Mythology: Holiday Edition

Mythology%3A+Holiday+Edition

Dionysus

On Christmas Day, a Greek God called Dionysus was born. Dionysus was the son of Zeus and Semele. Unfortunately, when Semele was pregnant with Dionysus, Semele was burnt to crisp; however Zeus managed to save Dionysus by granting him immortality and from then on, he was referred to as “the one twice-born.” (which referred to his prenatal birth and then his actual birth from Zeus).

As a God, Dionysus was known as the god of wine, pleasure, festivity, vegetation, and frenzy; Compared to the rest of the Gods, he seemed the most fun to be around, mostly because Dionysus spent his life traveling around the world and was one of the very few Greek characters who were able to successfully bring back a dead person from the underworld.

Dionysus made a lasting impact on Greek society. Four times a year, the Athenians and citizens in Greece would come to worship Dionysus. The Greeks would sing, drink large amounts of wine, dance, and revel in a state of madness to honor Dionysus. At a point, a contest was formed to honor the best tragedy, where three tragedies and one satyr play would be shown. Due to these celebrations, Dionysus drove the development of Greek Theaters. To this day, Dionysus has an impact on Western society, as greek theaters would then influence western theaters, giving us a platform to watch the Nutcracker and a Christmas during the holidays. 

 

Huitzilopochtli
Huitzilopochtli, the god of war and the sun, was known as a principal deity in Aztec society. Huitzilopochtli is interpreted as “The Hummingbird of the South” or “Blue Hummingbird on the Left” where Aztecs believed that deceased warriors reincarnated as hummingbirds and Aztecs considered the south to be the left side of the world. Thus, his name takes a deeper meaning as the “resuscitated warrior of the south.” Huitzilopochtli is also known as Uitzilopochtli, Xiuhpilli (Turquoise Prince), and Totec (Our Lord). His calendar name is Ce Técpatl and his nagual, or animal spirit, is an eagle.

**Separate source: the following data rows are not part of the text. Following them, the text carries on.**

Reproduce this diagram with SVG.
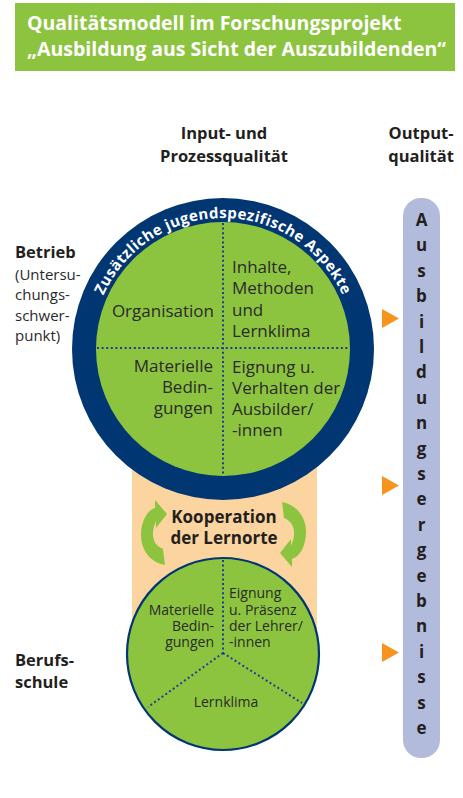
<svg xmlns="http://www.w3.org/2000/svg" width="463" height="798" viewBox="0 0 463 798">
<style>
.t{font-family:"Open Sans","Noto Sans","Liberation Sans",sans-serif;fill:#2a2a2a}
.b{font-weight:bold;fill:#231f20}
.big{font-size:17px}
.sm{font-size:14px}
.dot{stroke:#1d3f8f;stroke-width:2;stroke-dasharray:2 2.6;fill:none}
.grn{fill:#8cc43f}
.nav{fill:#003672}
.out{font-family:"Open Sans","Noto Sans","Liberation Sans",sans-serif;font-weight:bold;font-size:17px;fill:#231f20;text-anchor:middle}
.tri{fill:#f7941d}
</style>
<defs>
<path id="arcTxt" d="M 104.3 293.6 A 131 131 0 0 1 341.7 293.6"/>
</defs>

<g id="title">
<rect x="15" y="3" width="440" height="68" class="grn"/>
<text class="t b" x="27" y="30" font-size="19.5" style="fill:#ffffff">Qualitätsmodell im Forschungsprojekt</text>
<text class="t b" x="27" y="56" font-size="19.5" style="fill:#ffffff">„Ausbildung aus Sicht der Auszubildenden“</text>
</g>

<g id="headers">
<text class="t b" x="224" y="139" font-size="16.5" text-anchor="middle">Input- und</text>
<text class="t b" x="224" y="162" font-size="16.5" text-anchor="middle">Prozessqualität</text>
<text class="t b" x="421" y="139" font-size="16.5" text-anchor="middle">Output-</text>
<text class="t b" x="421" y="162" font-size="16.5" text-anchor="middle">qualität</text>
</g>

<g id="labels-left">
<text class="t b" x="15" y="258" font-size="16.5">Betrieb</text>
<text class="t" x="15" y="280" font-size="15">(Untersu-</text>
<text class="t" x="15" y="300" font-size="15">chungs-</text>
<text class="t" x="15" y="321" font-size="15">schwer-</text>
<text class="t" x="15" y="341" font-size="15">punkt)</text>
<text class="t b" x="15" y="666" font-size="16.5">Berufs-</text>
<text class="t b" x="15" y="688" font-size="16.5">schule</text>
</g>

<g id="kooperation">
<rect x="132" y="440" width="185" height="200" fill="#fcd49f"/>
<text class="t b" x="224" y="523" font-size="17" text-anchor="middle">Kooperation</text>
<text class="t b" x="224" y="544" font-size="17" text-anchor="middle">der Lernorte</text>
<path id="arrow-left" class="grn" d="M 167 514 L 155 500 L 155 508 C 147 510 141 522 141 535 C 141 550 150 562 165 565 L 163 549 C 153 545 150 535 156 521 L 156 528 Z"/>
<path id="arrow-right" class="grn" transform="rotate(180 223.5 533.5)" d="M 167 514 L 155 500 L 155 508 C 147 510 141 522 141 535 C 141 550 150 562 165 565 L 163 549 C 153 545 150 535 156 521 L 156 528 Z"/>
</g>

<g id="betrieb">
<circle cx="223" cy="349" r="151" class="nav"/>
<circle cx="223" cy="349" r="127" class="grn"/>
<text font-family="'Open Sans','Noto Sans','Liberation Sans',sans-serif" font-weight="bold" font-size="15" letter-spacing="0.4" fill="#ffffff"><textPath href="#arcTxt" startOffset="50%" text-anchor="middle">Zusätzliche jugendspezifische Aspekte</textPath></text>
<line class="dot" x1="223" y1="223" x2="223" y2="476"/>
<line class="dot" x1="97" y1="348" x2="349" y2="348"/>
<text class="t big" x="214" y="317" text-anchor="end">Organisation</text>
<text class="t big" x="232" y="273">Inhalte,</text>
<text class="t big" x="232" y="294">Methoden</text>
<text class="t big" x="232" y="316">und</text>
<text class="t big" x="232" y="337">Lernklima</text>
<text class="t big" x="213" y="372" text-anchor="end">Materielle</text>
<text class="t big" x="213" y="393" text-anchor="end">Bedin-</text>
<text class="t big" x="213" y="414" text-anchor="end">gungen</text>
<text class="t big" x="232" y="373">Eignung u.</text>
<text class="t big" x="232" y="394">Verhalten der</text>
<text class="t big" x="232" y="415">Ausbilder/</text>
<text class="t big" x="232" y="436">-innen</text>
</g>

<g id="berufsschule">
<circle cx="223" cy="654" r="96" class="grn" stroke="#003672" stroke-width="2.2"/>
<path class="dot" d="M 223 560 L 223 653 M 223 653 L 148 707 M 223 653 L 302 703"/>
<text class="t sm" x="214" y="615" text-anchor="end">Materielle</text>
<text class="t sm" x="214" y="631" text-anchor="end">Bedin-</text>
<text class="t sm" x="214" y="647" text-anchor="end">gungen</text>
<text class="t sm" x="229" y="598">Eignung</text>
<text class="t sm" x="229" y="615">u. Präsenz</text>
<text class="t sm" x="229" y="631">der Lehrer/</text>
<text class="t sm" x="229" y="647">-innen</text>
<text class="t sm" x="226" y="707" text-anchor="middle">Lernklima</text>
</g>

<g id="output">
<rect x="403" y="198" width="37" height="560" rx="18" fill="#b3bbdc"/>
<text class="out" x="421.5" y="226">A</text>
<text class="out" x="421.5" y="251.4">u</text>
<text class="out" x="421.5" y="276.8">s</text>
<text class="out" x="421.5" y="302.2">b</text>
<text class="out" x="421.5" y="327.6">i</text>
<text class="out" x="421.5" y="353">l</text>
<text class="out" x="421.5" y="378.4">d</text>
<text class="out" x="421.5" y="403.8">u</text>
<text class="out" x="421.5" y="429.2">n</text>
<text class="out" x="421.5" y="454.6">g</text>
<text class="out" x="421.5" y="480">s</text>
<text class="out" x="421.5" y="505.4">e</text>
<text class="out" x="421.5" y="530.8">r</text>
<text class="out" x="421.5" y="556.2">g</text>
<text class="out" x="421.5" y="581.6">e</text>
<text class="out" x="421.5" y="607">b</text>
<text class="out" x="421.5" y="632.4">n</text>
<text class="out" x="421.5" y="657.8">i</text>
<text class="out" x="421.5" y="683.2">s</text>
<text class="out" x="421.5" y="708.6">s</text>
<text class="out" x="421.5" y="734">e</text>
</g>

<g id="connectors">
<polygon class="tri" points="382,309 399,318.5 382,328"/>
<polygon class="tri" points="382,476 399,485.5 382,495"/>
<polygon class="tri" points="382,643 399,652.5 382,662"/>
</g>
</svg>
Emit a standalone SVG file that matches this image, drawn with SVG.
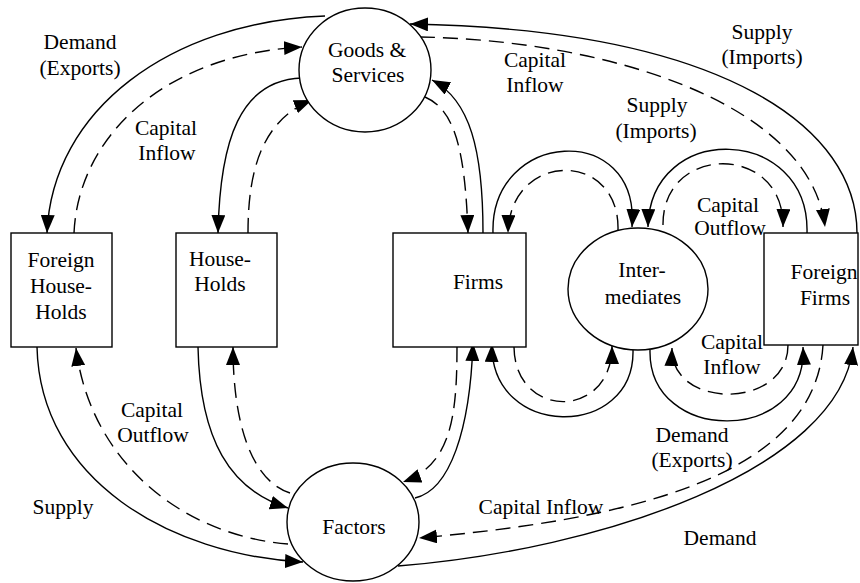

In one version of events, Huitzilopochtli was the son of Omecίhuatl and Ometecuhtli– the male and female aspects of the primordial god Ometeotl. Alternatively, Huitzilopochtli is the son of the earth goddess Coatlίcue, born in the Coatepec Mountains. Huitzilopochtli avenged his mother after she was killed by her children Centzonhuitznahuac and Centzonmimizcoa. Huitzilopochtli dispersed them in the heavens to become the northern and southern constellations. His sister, however, Coyolxauhqui was the first to fall as he defeated her as he was born from his mother’s corpse and flung her head to the sky, which resulted in the creation of the moon. The conflict between Coyolxauhqui and Huitzilopochtli was thought to happen daily as the exchange for the control of the sky between the sun and the moon. Huitzilopochtli was thought to be accompanied across the sky by the spirits of fallen warriors (later reincarnated as hummingbirds), and from noon was accompanied by Cihuateteo or spirits of women who died during childbirth. Night arose as Huitzilopochtli moved through the Underworld until dawn, where the cycle continues.

The Aztecs believed Huitzilopochtli guided them from the sacred cave of Aztlan to the Valley of Mexico, founding the city of Tenochtitlán in 1325 CE. During the journey, priests carried his image of a hummingbird on their shoulders, with his voice giving orders at night. Huitzilopochtli’s first shrine was built on a spot where priests found a eagle poised on a rock devouring a rock devouring a snake, an image so striking that it is portrayed on the Mexican flag.